DEMETER (CERES) – Daughter of Cronos (Saturn) and Rhea, the Goddess of corn and grain. Demeter bore Persephone. She renounced her duties as goddess and began a fast and went into exile from Olympos when her daughter was abducted into the under-world until her daughter should be returned to her. She caused the spread of the know-ledge of the cultivation of corn.
During her exile the earth became barren until Zeus demanded that Hades return Persephone. She had eaten from a pomegranate, however, and was forever bound to the underworld. As a compromise, she was allowed to rise up into the world with the first growth of spring and return to the underworld at seed sowing in fall. And so the Earth is barren in the winter, while Demeter mourns, and becomes fruitful again when Persephone is released. Demeter made herself known to the children of Eleusis, who raised her a temple and instituted the Eleusinian mysteries. In Sept.-Oct., the candid-ates for initiation purified themselves in the sea, then processed down the sacred path from Athens to Eleusis. The rites remain secret, but involve a search for a mill for grind-ing corn, and a spiritual experience. During the rites, men women and slaves were all treated as equal.
ERINYES, THE – Alecto, Tisiphone, and Megaara. They were born from drops of blood that fell from Uranus’s severed Penis, and did not recognize the authority of the gods of Olympos. They hounded and tortured their victims, driving them mad. Also called the Eumenides, The Good Ones, to divert their wrath. Assimilated by the Romans as the uries. They were implacable and demanded punishment for every murder. To them murder was a stain. The murderer had to be banished and driven mad before purifica-tion could occur. They were blind and carried out their punishments indefinitely.

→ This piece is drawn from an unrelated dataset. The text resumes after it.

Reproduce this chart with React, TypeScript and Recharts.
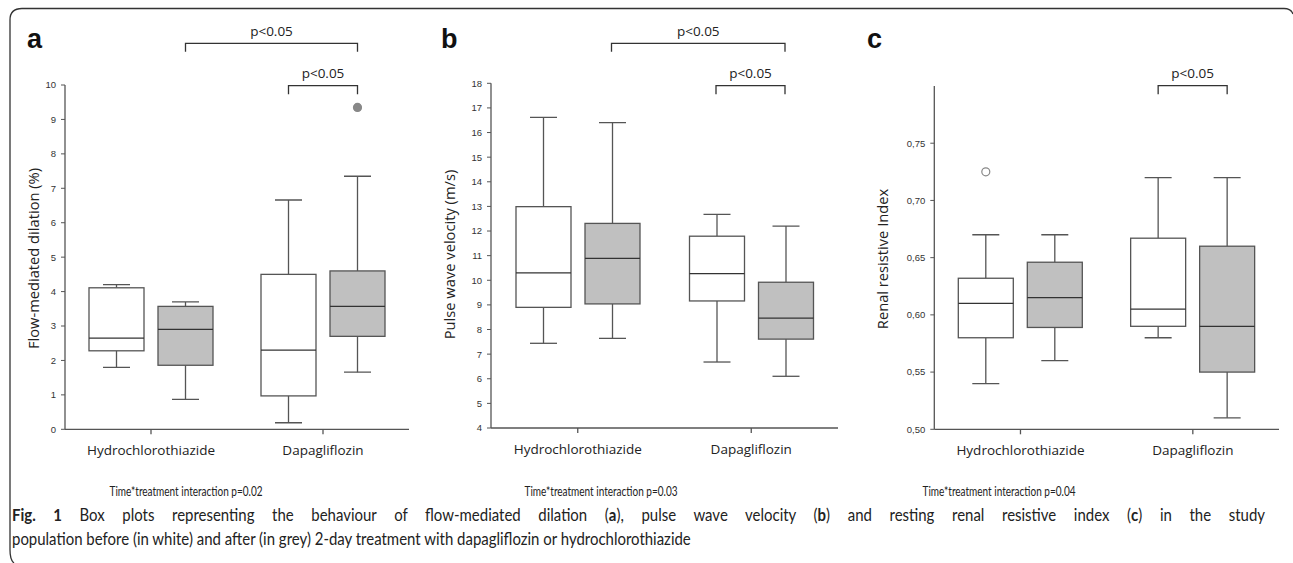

HARPIES – Greek genii/spirits- Daughters of Thaumes and Electra: Nicotho or swift-footed, Ocypete or swift of flight, and Celaeno, the dark one. Were either women with wings or birds with the heads of women. Called the ‘hounds of Zeus’ and seized children and souls. Skillful at torture, they could pester a victim into madness.
HERA (JUNO) – Daughter of Cronos (Saturn) and Rhea brought up by Oceanus and Tethys. Married Zeus. It was claimed that each year Hera regained her virginity by bathing in the spring of Canathus. According to some traditions Hephaestus, Aries, and Hebe (Youth) were conceived by her alone without male assistance. As Zeus’ legitim-ate wife, her fury at his infidelities was boundless, and she took vengeance on his lovers and any progeny of the affair without distinction. Zeus was often reduced to hiding or disguising his children to protect them.
HESTIA/VESTA – Daughter of Cronos (Saturn) and Rhea. Goddess of the hearth, she had the privilege of retaining her virginity forever. Her symbol was the fire, which was never allowed to go out. The young bride and newborn child were presented to her and she was invoked before each meal. Her temple in Rome was served by the young vestal virgins.
MOERAE (PARCAE) – The Three Fates. Atropos, Clotho, Lachesis, daughters of Zeus and Themis. The first spins a thread symbolizing birth. The second unravels it, symbolizing life’s processes, and the third cuts it, symbolizing death. They too were blind and ruled destiny. They were also symbols of a limit which could not be overstepped. Were connected to their sisters, the furies, who punished crime.
MUSES – Nine daughters of Zeus and Mnemosyne (Memory). Calliope ruled epic poetry, Clio ruled history, Polyhymnia mime, Euterpe the flute, Terpsichore dance, Erarto lyric art, Melpomene tragedy, Thalia comedy and Urania astronomy. They delighted the Gods and inspired poets. The Muses created what they sang about. By praising the gods, they completed their glory, by boasting of valiant warriors, they wrote their names in history. They were celebrated by the Pythagoreans as the keepers of the knowledge of harmony.NEMESIS – Daughter and Night. Ruled over the distribution of wealth, looked after balance, took revenge on arrogance and punished excess, including excessive happiness, riches and power. Moderation in all things was her creed.
NYMPHS – Daughter of Zeus and usually part of a greater god(esses) entourage. Not immortal, though long lived. Mostly lived in caves. Were dark powers whose beauty alone could lead to madness. Were seducers of many of the gods. Were considered secondary deities.
THETIS – Daughter of the old man of the sea. Very beautiful. Mother of Achilles. Saved Zeus from a plot to overthrow him and was an ally of Hera. Saved the Argonauts as they passed between the clashing rocks.